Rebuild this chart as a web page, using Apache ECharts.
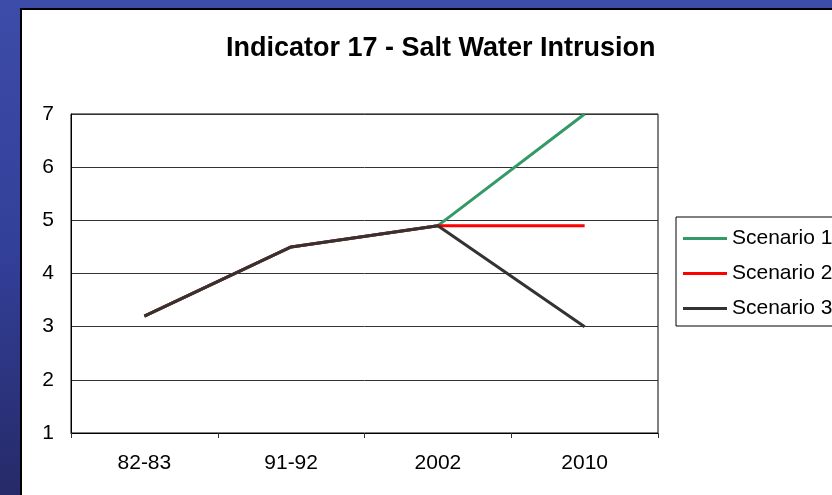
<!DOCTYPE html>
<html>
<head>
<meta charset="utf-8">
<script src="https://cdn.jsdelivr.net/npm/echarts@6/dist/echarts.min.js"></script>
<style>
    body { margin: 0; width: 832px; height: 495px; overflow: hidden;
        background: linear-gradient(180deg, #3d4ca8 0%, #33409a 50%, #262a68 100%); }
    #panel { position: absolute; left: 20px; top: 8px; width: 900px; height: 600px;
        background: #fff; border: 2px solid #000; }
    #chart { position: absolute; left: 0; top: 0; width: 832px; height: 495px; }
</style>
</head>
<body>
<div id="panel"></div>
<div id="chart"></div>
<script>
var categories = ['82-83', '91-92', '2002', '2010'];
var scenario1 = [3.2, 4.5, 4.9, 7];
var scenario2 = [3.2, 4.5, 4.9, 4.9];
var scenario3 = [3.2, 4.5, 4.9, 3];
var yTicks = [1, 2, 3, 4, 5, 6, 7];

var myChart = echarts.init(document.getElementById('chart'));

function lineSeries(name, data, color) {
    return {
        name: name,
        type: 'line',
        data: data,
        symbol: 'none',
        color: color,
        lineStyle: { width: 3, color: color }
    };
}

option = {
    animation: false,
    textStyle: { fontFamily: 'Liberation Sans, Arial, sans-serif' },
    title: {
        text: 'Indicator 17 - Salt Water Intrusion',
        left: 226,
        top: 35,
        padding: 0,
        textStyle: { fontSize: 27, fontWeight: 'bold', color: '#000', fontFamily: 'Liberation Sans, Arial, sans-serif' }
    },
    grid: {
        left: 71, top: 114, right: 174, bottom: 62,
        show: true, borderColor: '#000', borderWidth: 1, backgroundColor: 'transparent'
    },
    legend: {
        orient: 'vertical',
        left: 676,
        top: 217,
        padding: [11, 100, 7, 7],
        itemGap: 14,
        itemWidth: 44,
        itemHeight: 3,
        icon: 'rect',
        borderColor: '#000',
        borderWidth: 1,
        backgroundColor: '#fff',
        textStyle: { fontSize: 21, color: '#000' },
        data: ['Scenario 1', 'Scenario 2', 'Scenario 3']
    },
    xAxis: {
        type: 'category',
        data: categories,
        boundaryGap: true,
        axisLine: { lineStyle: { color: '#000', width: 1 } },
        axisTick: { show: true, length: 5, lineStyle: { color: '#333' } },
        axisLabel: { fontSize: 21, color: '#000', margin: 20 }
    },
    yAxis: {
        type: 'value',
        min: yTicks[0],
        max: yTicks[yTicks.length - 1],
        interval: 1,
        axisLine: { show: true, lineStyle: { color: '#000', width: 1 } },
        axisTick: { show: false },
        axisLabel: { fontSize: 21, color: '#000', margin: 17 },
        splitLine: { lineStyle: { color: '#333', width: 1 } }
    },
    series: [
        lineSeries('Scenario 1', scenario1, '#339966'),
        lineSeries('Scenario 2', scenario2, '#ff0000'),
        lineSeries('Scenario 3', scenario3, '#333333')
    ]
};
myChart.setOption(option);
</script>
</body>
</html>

---

◆ **Written task**
Repeat the full listing above exactly, with no pictures in the copy.

◆ **Completed exercise**
Rebuild this chart as a web page, using Apache ECharts.
<!DOCTYPE html>
<html>
<head>
<meta charset="utf-8">
<script src="https://cdn.jsdelivr.net/npm/echarts@6/dist/echarts.min.js"></script>
<style>
    body { margin: 0; width: 832px; height: 495px; overflow: hidden;
        background: linear-gradient(180deg, #3d4ca8 0%, #33409a 50%, #262a68 100%); }
    #panel { position: absolute; left: 20px; top: 8px; width: 900px; height: 600px;
        background: #fff; border: 2px solid #000; }
    #chart { position: absolute; left: 0; top: 0; width: 832px; height: 495px; }
</style>
</head>
<body>
<div id="panel"></div>
<div id="chart"></div>
<script>
var categories = ['82-83', '91-92', '2002', '2010'];
var scenario1 = [3.2, 4.5, 4.9, 7];
var scenario2 = [3.2, 4.5, 4.9, 4.9];
var scenario3 = [3.2, 4.5, 4.9, 3];
var yTicks = [1, 2, 3, 4, 5, 6, 7];

var myChart = echarts.init(document.getElementById('chart'));

function lineSeries(name, data, color) {
    return {
        name: name,
        type: 'line',
        data: data,
        symbol: 'none',
        color: color,
        lineStyle: { width: 3, color: color }
    };
}

option = {
    animation: false,
    textStyle: { fontFamily: 'Liberation Sans, Arial, sans-serif' },
    title: {
        text: 'Indicator 17 - Salt Water Intrusion',
        left: 226,
        top: 35,
        padding: 0,
        textStyle: { fontSize: 27, fontWeight: 'bold', color: '#000', fontFamily: 'Liberation Sans, Arial, sans-serif' }
    },
    grid: {
        left: 71, top: 114, right: 174, bottom: 62,
        show: true, borderColor: '#000', borderWidth: 1, backgroundColor: 'transparent'
    },
    legend: {
        orient: 'vertical',
        left: 676,
        top: 217,
        padding: [11, 100, 7, 7],
        itemGap: 14,
        itemWidth: 44,
        itemHeight: 3,
        icon: 'rect',
        borderColor: '#000',
        borderWidth: 1,
        backgroundColor: '#fff',
        textStyle: { fontSize: 21, color: '#000' },
        data: ['Scenario 1', 'Scenario 2', 'Scenario 3']
    },
    xAxis: {
        type: 'category',
        data: categories,
        boundaryGap: true,
        axisLine: { lineStyle: { color: '#000', width: 1 } },
        axisTick: { show: true, length: 5, lineStyle: { color: '#333' } },
        axisLabel: { fontSize: 21, color: '#000', margin: 20 }
    },
    yAxis: {
        type: 'value',
        min: yTicks[0],
        max: yTicks[yTicks.length - 1],
        interval: 1,
        axisLine: { show: true, lineStyle: { color: '#000', width: 1 } },
        axisTick: { show: false },
        axisLabel: { fontSize: 21, color: '#000', margin: 17 },
        splitLine: { lineStyle: { color: '#333', width: 1 } }
    },
    series: [
        lineSeries('Scenario 1', scenario1, '#339966'),
        lineSeries('Scenario 2', scenario2, '#ff0000'),
        lineSeries('Scenario 3', scenario3, '#333333')
    ]
};
myChart.setOption(option);
</script>
</body>
</html>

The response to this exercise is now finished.